EducationWorld January 2023 | Magazine Postscript

A MULTIPLYING TRIBE OF KILLJOYS IS ruin­ing the social life of India’s teenagers and young adults whose number is estimated at 300 million countrywide.

This lament is provoked by a news report in Bengaluru’s Times of India (December 15) that a search of the handbag of a young woman student of a junior college in the coastal town of Mangaluru by exam invigilators looking for cell phones, revealed a love letter written to her by an amorous youth of “another community”. This grave moral lapse provoked a fracas which prompted the administration to disbar 18 students from attending classes, except to write exams. Earlier, in another college in this once jolly town with a buzzing entertainment scene, four college students who performed a dance wearing burqas, worn by conservative Muslim women, were also suspended from college. Serious offence to the religious sensibilities of the minority Muslim community.
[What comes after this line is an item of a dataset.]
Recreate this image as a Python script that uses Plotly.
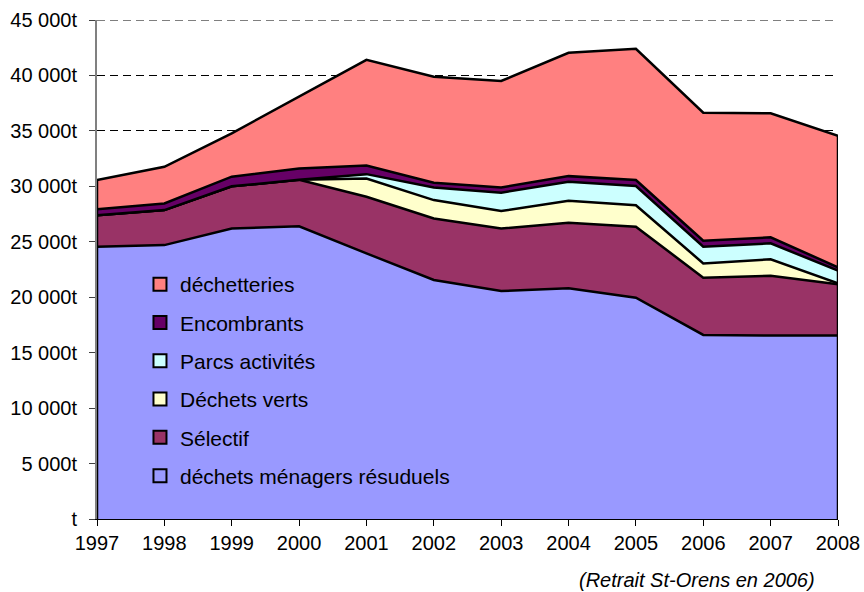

On the other hand in the good ole days in my top-ranked boarding school in Bengaluru, the school administration routinely organised socials and dances with the neighbouring girls school, and boys inviting girls to the pictures (cinema) and romancing them was not a criminal offence. Later as a young law student in the UK half a century ago, I was pleasantly flabbergasted to learn girlfriends were permitted in our rooms until 11 p.m, a facility that one availed liberally.

The purpose of this sermon is not to recount one’s good fortune, but to advise oppressive elders and the country’s morality brigades to refrain from blighting the lives of teens and youth obliged to suffer censorious patriarchy, the insolence of office and the daily spurns that merit takes, by also denying them romance, exuberance and socialisation opportunities.